I think that indeed in complex floating structures like this barge we have a message to deliver
Saverys thinks the LNG carrier sector is already “over-built” with what is already on order.
He is also sceptical that even with a long-term charter there is any upside for making money.
“I think in LPG we still have a very strong message,” he said. “I think that indeed in complex floating structures like this barge we have a message to deliver.”
When asked how the last six years have been, Saverys replied: “The worst ever.”
“You are not in control,” he said. “If you have a ship, you will always find employment. But here this is not a ship. This is an industrial product which does not fit everywhere, does not have always all the flexibilities.

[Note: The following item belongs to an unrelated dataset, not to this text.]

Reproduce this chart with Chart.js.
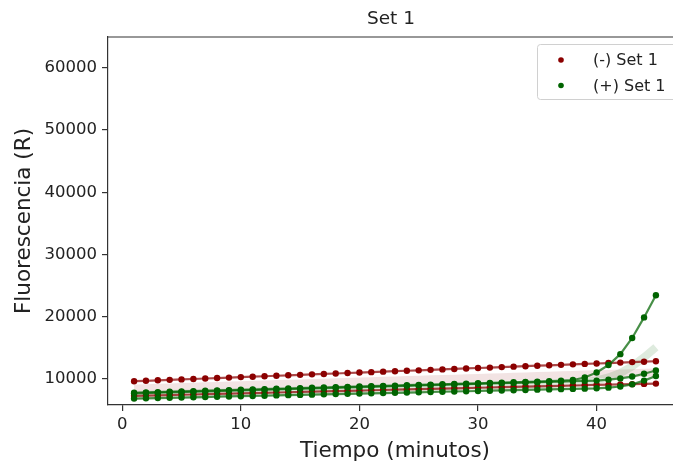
<!DOCTYPE html>
<html><head><meta charset="utf-8">
<script src="https://cdn.jsdelivr.net/npm/chart.js@4"></script>
<style>html,body{margin:0;padding:0;overflow:hidden;background:#fff;width:673px;height:462px}canvas{display:block}</style>
</head><body><canvas id="c" width="690" height="462" style="width:690px;height:462px"></canvas>
<script>
const time = [1,2,3,4,5,6,7,8,9,10,11,12,13,14,15,16,17,18,19,20,21,22,23,24,25,26,27,28,29,30,31,32,33,34,35,36,37,38,39,40,41,42,43,44,45];
const negSet1A = [9650,9720,9800,9870,9940,10010,10090,10160,10230,10310,10380,10450,10530,10600,10670,10750,10820,10890,10970,11040,11110,11190,11260,11330,11400,11480,11550,11620,11700,11770,11840,11920,11990,12060,12140,12210,12280,12360,12430,12500,12570,12640,12720,12790,12860];
const negSet1B = [7300,7340,7390,7430,7480,7520,7570,7610,7660,7700,7750,7790,7840,7880,7930,7970,8020,8060,8110,8150,8200,8240,8290,8330,8380,8420,8460,8510,8550,8600,8640,8690,8730,8780,8820,8870,8910,8960,9000,9050,9090,9130,9180,9220,9270];
const posSet1A = [7800,7850,7900,7960,8010,8060,8110,8170,8220,8270,8320,8380,8430,8480,8530,8590,8640,8690,8740,8800,8850,8900,8950,9010,9060,9110,9160,9220,9270,9320,9370,9430,9480,9530,9590,9650,9730,9850,10250,11050,12250,14000,16600,19900,23470];
const posSet1B = [7700,7750,7810,7860,7910,7960,8020,8070,8120,8170,8230,8280,8330,8380,8440,8490,8540,8590,8650,8700,8750,8800,8860,8910,8960,9020,9070,9120,9170,9230,9280,9330,9380,9440,9490,9540,9590,9650,9700,9750,9900,10100,10400,10850,11370];
const posSet1C = [6860,6900,6940,6990,7030,7070,7110,7160,7200,7240,7280,7320,7370,7410,7450,7490,7540,7580,7620,7660,7700,7750,7790,7830,7870,7920,7960,8000,8040,8080,8130,8170,8210,8250,8300,8340,8380,8420,8460,8510,8620,8800,9150,9750,10500];
const xTicks = [0,10,20,30,40];
const yTicks = [10000,20000,30000,40000,50000,60000];
const legendLabels = ['(-) Set 1','(+) Set 1'];
const titleText = 'Set 1';
const xTitle = 'Tiempo (minutos)';
const yTitle = 'Fluorescencia (R)';

const RED = 'rgb(139,0,0)', GREEN = 'rgb(0,100,0)';
const FONT = '"DejaVu Sans", sans-serif';
const TXT = '#222';
const AX = '#333';

const pts = arr => time.map((t,i)=>({x:t,y:arr[i]}));
const mean = arrs => time.map((t,i)=>({x:t,y:arrs.reduce((s,a)=>s+a[i],0)/arrs.length}));

function seriesDs(arr, col, lineCol, order){
  return {data:pts(arr), borderColor:lineCol, backgroundColor:col, pointBackgroundColor:col,
    pointBorderWidth:0, pointRadius:3.2, borderWidth:2.2, tension:0, order:order, fill:false};
}
function meanDs(arrs, col){
  return {data:mean(arrs), borderColor:col, borderWidth:8, pointRadius:0, tension:0, order:10, fill:false, borderCapStyle:'butt'};
}

const frame = {
  id:'frame',
  afterDraw(chart){
    const {ctx, chartArea:a} = chart;
    ctx.save();
    ctx.strokeStyle = AX; ctx.lineWidth = 1.2;
    ctx.beginPath();
    ctx.moveTo(a.left, a.top); ctx.lineTo(a.right, a.top);
    ctx.stroke();
    // title
    ctx.fillStyle = TXT; ctx.font = '18.5px ' + FONT;
    ctx.textAlign = 'center'; ctx.textBaseline = 'middle';
    ctx.fillText(titleText, 391, 19);
    // legend
    const bx = 537.5, by = 44.5, bw = 145, bh = 55, r = 3;
    ctx.beginPath();
    ctx.moveTo(bx + r, by); ctx.lineTo(bx + bw - r, by); ctx.arcTo(bx+bw, by, bx+bw, by+r, r);
    ctx.lineTo(bx+bw, by+bh-r); ctx.arcTo(bx+bw, by+bh, bx+bw-r, by+bh, r);
    ctx.lineTo(bx+r, by+bh); ctx.arcTo(bx, by+bh, bx, by+bh-r, r);
    ctx.lineTo(bx, by+r); ctx.arcTo(bx, by, bx+r, by, r);
    ctx.closePath();
    ctx.fillStyle = 'rgba(255,255,255,0.85)'; ctx.fill();
    ctx.strokeStyle = '#d0d0d0'; ctx.lineWidth = 1; ctx.stroke();
    const cols = [RED, GREEN], ys = [60, 85.5];
    ctx.font = '16px ' + FONT; ctx.textAlign = 'left'; ctx.textBaseline = 'middle';
    for (let i = 0; i < 2; i++){
      ctx.fillStyle = cols[i];
      ctx.beginPath(); ctx.arc(561, ys[i], 2.8, 0, Math.PI*2); ctx.fill();
      ctx.fillStyle = TXT; ctx.fillText(legendLabels[i], 593, ys[i] + 1);
    }
    ctx.restore();
  }
};

new Chart(document.getElementById('c'), {
  type:'line',
  data:{datasets:[
    seriesDs(posSet1A, GREEN, 'rgba(0,100,0,0.72)', 1),
    seriesDs(posSet1B, GREEN, 'rgba(0,100,0,0.72)', 1),
    seriesDs(posSet1C, GREEN, 'rgba(0,100,0,0.72)', 1),
    seriesDs(negSet1A, RED, 'rgba(139,0,0,0.72)', 5),
    seriesDs(negSet1B, RED, 'rgba(139,0,0,0.72)', 5),
    meanDs([posSet1A,posSet1B,posSet1C], 'rgba(0,100,0,0.13)'),
    meanDs([negSet1A,negSet1B], 'rgba(139,0,0,0.11)')
  ]},
  options:{
    responsive:false, animation:false, devicePixelRatio:1,
    layout:{padding:{left:0, right:8, top:37, bottom:0}},
    plugins:{legend:{display:false}, tooltip:{enabled:false}, title:{display:false}},
    scales:{
      x:{type:'linear', min:-1.2, max:47.2,
        afterBuildTicks:s=>{s.ticks = xTicks.map(v=>({value:v}));},
        afterFit:s=>{s.height = 57;},
        grid:{display:true, drawOnChartArea:false, drawTicks:true, tickLength:6, color:AX, lineWidth:1.2},
        border:{display:true, color:AX, width:1.2},
        ticks:{color:TXT, font:{family:FONT, size:16.5}, padding:4, maxRotation:0, autoSkip:false},
        title:{display:true, text:xTitle, color:TXT, font:{family:FONT, size:21.5, lineHeight:1}, padding:{top:0,bottom:0}}
      },
      y:{type:'linear', min:5830, max:64950,
        afterBuildTicks:s=>{s.ticks = yTicks.map(v=>({value:v}));},
        afterFit:s=>{s.width = 108;},
        grid:{display:true, drawOnChartArea:false, drawTicks:true, tickLength:6, color:AX, lineWidth:1.2},
        border:{display:true, color:AX, width:1.2},
        ticks:{color:TXT, font:{family:FONT, size:16.5}, padding:5, autoSkip:false, callback:v=>String(v)},
        title:{display:true, text:yTitle, color:TXT, font:{family:FONT, size:21.5, lineHeight:1}, padding:{top:14,bottom:0}}
      }
    }
  },
  plugins:[frame]
});
</script>
</body></html>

“If you have a capesize bulker, or a VLCC or a VLGC the market is the market but there is a market.
“Here you have a very good tool, but you don’t know where you can put it.”
Good match
At one point, Exmar was seen offering the unit to Iran, which Saverys saw as “a perfect technical match”. But international sanctions and difficulties over business negotiations within the country scuppered any deal.
Congo was also being investigated as another location, with Saverys admitting the company has tried everywhere in the world that there is gas.
He said he “absolutely did not give up” during the process, attributing the company’s troubles in fixing the unit to gas price fluctuations. But he admitted that Exmar was very lucky to have found a match.
The company, which has a history of working in Argentina on floating regasification, started discussions with YPF in mid-August, signing a 10-year tolling agreement on the FLNG unit this week, just three months later.
Saverys hailed this timing as “a world record”, adding, “that I think has never happened in the industry”.
“We have a barge that we want to find employment for and Argentina has gas — the second-largest shale gas reserve in the world — which it also wants to find a market for,” he said.
“Argentina is in desperate need of foreign currencies and exports and we have the product to help them do this.”
The barge-based floater, which was officially delivered by Wison Offshore & Marine, in July 2017, will become the world’s smallest FLNG unit when it starts operations in April from a quayside location in Bahia Blanca.
It will be supplied by pipeline gas extracted from Argentina’s Vaca Muerta shale gas reserves.
Saverys said the unit cost around $360m, which he said is “very much what we have foreseen”, adding that the price to replicate the floater today would be slightly under $500m.
“We have a lot of internal know-how,” he added, explaining that Exmar has been approached about building three-million tonne per annum FLNG barges.
But he stressed that these larger structures have high costs. “Our money is not cheaper than the money of an oil major,” he added.